Laboratory-Scale Reactor
Figure 1. Reductive catalytic fractionation of birch produces carbohydrate pulp suitable for bioethanol production.
A wood-to-chemicals process is economically competitive and has a lower carbon dioxide footprint than fossil-fuel based production, say its developers, a team of bio-engineers and economists from
Katholieke Universiteit Leuven (KU Leuven), Leuven, Belgium.
The process is based on an integrated biorefinery that converts 78 wt. % of birch wood into xylochemicals. Reductive catalytic fractionation of the birch gives a carbohydrate pulp amenable to bioethanol production plus a lignin oil. After extraction of the lignin oil, the crude, unseparated mixture of phenolic monomers undergoes catalytic gas-phase hydroprocessing/dealkylation to produce 20 wt. % phenol and 9 wt. % propylene.
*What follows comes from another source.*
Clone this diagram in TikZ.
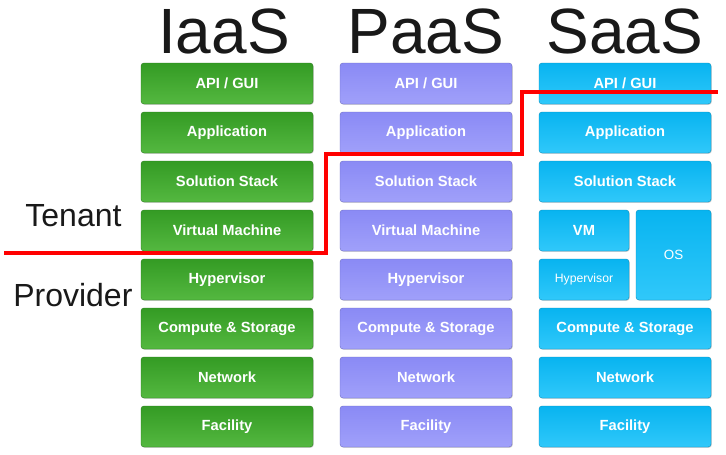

The residual phenolic oligomers (30 wt. %) are being tested as printing ink replacements by Lawter, Chicago, Ill.
“The integrated biorefinery work was demonstrated in the lab scale as a proof of concept,” says Bert Lagrain, KU Leuven sustainable chemistry innovation manager. “Based on the results, we modelled an industrial scale able to produce 100 kton phenol starting from 1.4 million tons of birch wood, which is the size of a large pulp mill. Whether such a factory should be close to feedstock supply (wood) or to product off-takers (chemical companies) needs further investigation,” he adds.
The first phase of the scale-up will involve construction of a pilot reactor that can serve as a blueprint for an industrial process. “In our view, this installation should be able to deliver products on a kg scale. We are planning to build such a ‘lignin-first’ pilot ourselves that should be operational early 2021,” explains Lagrain, who notes that this step will cost €10–15 million ($11–16 million) when technology de-risking and intensive business development costs are included. Negotiations with investors are underway.
The main process challenges at this stage, he believes, are the catalytic fractionation step and separation at a large scale, including enabling them to run as continuous processes.
The process can be designed to manufacture other important chemical raw materials, such as furanics, polyols and light naphtha, from cellulose, Lagrain adds. It also can handle other hardwoods like eucalyptus and poplar; work is progressing on using soft woods such as pine and spruce, too.
Besides Lawter, the team is closely collaborating both with potential lignocellulose feedstock suppliers such as the pulp and waste industries and with chemical companies looking to replace their fossil-fuel-based feedstocks.